Line 353 please indicate which Drosophila species is  in question (whose Ssl gene)

Line 355 What is the “latest D. melanogaster genome”? Dm6?

Line 538  “on the Southern blotting analysis previously employed” Do the  authors mean - the same filter, not analysis?

For the results described in lines 355-357, it would be useful to give an alignment or alignment scheme in supplementary.

For lines 451-453 it would be interesting to know what is known about the origin of this transcript 1300-1400

Figures S2 and S3 are very small, they need to be enlarged.

 

I'm not a native speaker and can't claim to be an expert in English, but I've noticed sentences with the wrong word order, like: “Recently have been discovered on the Y chromosome, a source of testis-specific piRNAs, whose deletion  disrupt sperm maturation”. I would advise authors to contact a professional editor.

Author Response

Please see the attachment.

Author Response File: Author Response.pdf

Reviewer 2 Report

The paper studied the crystal-stellate system in D. simulans. They found, unlike the D. melangoster, the crystal-stellate system is lacked in the D. simulans.

The design was appropriate, and the result was clear. The conclusion is interesting.

I only have one suggestion:

In the results part, the authors only describe the data without any analysis and did not give any conclusion base on the data. This made this part very difficult to read.

Author Response

The paper studied the crystal-stellate system in D. simulans. They found, unlike the D. melangoster, the crystal-stellate system is lacked in the D. simulans.

The design was appropriate, and the result was clear. The conclusion is interesting.

I only have one suggestion:

In the results part, the authors only describe the data without any analysis and did not give any conclusion base on the data. This made this part very difficult to read.

-Suggestions have been taken into account. In the Results, some statements were highlighted. Discussion has been amended and shortened.
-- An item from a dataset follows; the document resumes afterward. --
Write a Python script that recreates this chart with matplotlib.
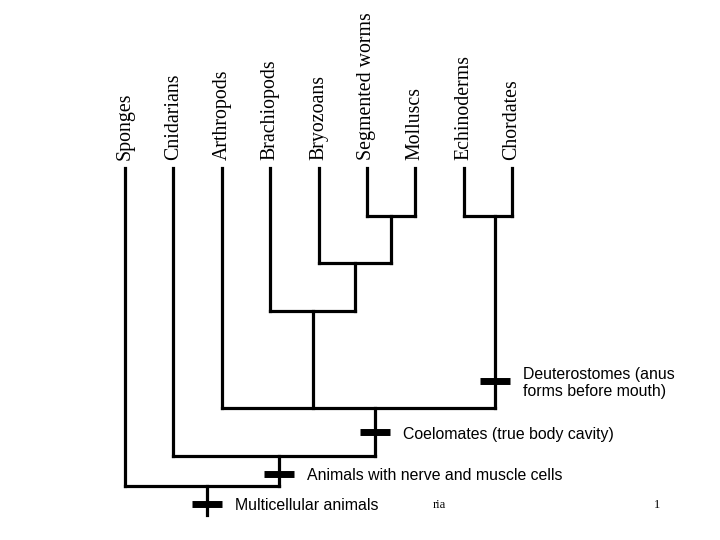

Thank you so much for your valuable observation.

Reviewer 3 Report

This is a very descriptive story, showing that the repetitive heterochromatin-chromatins components Ste and Su(ste) are only found in D. melanogaster and not in sister species. This component makes offspring from D. melanogaster and D. simulans sterile, similar to offspring from D. melanogaster and D. mauritiana. The experimental design is solid, showing the absence of the full component in other species by fluorescence in situ hybridisation. However, the functional experiment is lacking, but some presented as “not shown” in the discussion. These images should be shown in the manuscript. Several conclusions are drawn from the discussion, making the experimental part preliminary.

Major concerns:

What is the evidence for the transcripts from the components act as male specific piRNA in D. melanogaster?

What is the natural function of the protein from the cry-STE, and what is different the cry from the Y-chromosome? Is it expressed at a high level and forms aggregates? What is the promoter like, testis –specific?

How does it interfere with male flies being fertile? Are crystalles formed?

Are not the pre-components transcribed or does it lack a promoter or is the heterochromatin silencing working in other species?

Experiments mentioned in the discussion, such as the changed morphology of testes of offspring of D. melanogaster and D. simulans.

I would advise the authors to use direct quotes in the text, since it makes these citations extremely important. Rephrase these sections. The discussion should also be shortened, it now contains discussion beyond the experimental data.

Author Response

Please see the attachment.

Author Response File: Author Response.pdf

Round 2

Reviewer 1 Report

The authors took into account all my comments, so I believe that the article can be published in its current form.